Dzisiaj o jednej z naturalnych terapii a mianowicie o aromaterapii. Zapewne część z Was korzysta z jej dobrodziejstw, ale założę się, że jeszcze nie wszyscy spróbowali.
W tym poście powiemy sobie o rzeczach podstawowych i najważniejszych, w kolejnym zaś powiemy sobie o czym warto pamiętać przy kupnie olejków. Zapraszam do lektury :)
Czym są aromaterapia i olejki eteryczne?
Aromaterapia jest metodą terapeutyczną wykorzystującą olejki eteryczne w celach leczniczych. Na krótkim kursie aromaterapii jaki odbyłam w czasie nauki masażu podano nam podstawową definicję, w której to zapachy są środkiem leczniczym wykorzystywanym w tej terapii. Moim zdaniem jednak uznanie aromaterapii za zapachy to jednak lekka przesada i może wprowadzać w błąd, bo nagle granica pomiędzy olejkami eterycznymi, a zapachowymi staje się bardzo cienka.

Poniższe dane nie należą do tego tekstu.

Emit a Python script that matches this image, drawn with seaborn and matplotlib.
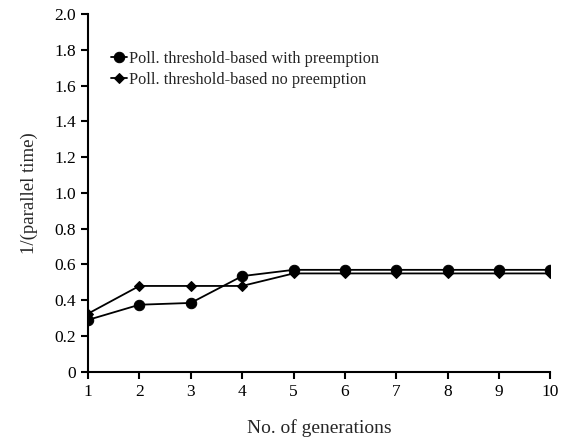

No dobrze, a czym są te olejki? Olejki eteryczne to wonne silne wyciągi z różnych części roślin, np. kwiatów, liści, łodyg czy kory. Mają dość bogaty skład chemiczny. Rozpuszczają się w tłuszczach i alkoholu. Nie tylko intensywnie pachną, ale wykazują również właściwości lecznicze. Oczywiście nie należy ich mylić z olejkami zapachowymi/ syntetycznymi ponieważ olejki zapachowe mają nam tylko ładnie pachnieć i absolutnie nie leczą.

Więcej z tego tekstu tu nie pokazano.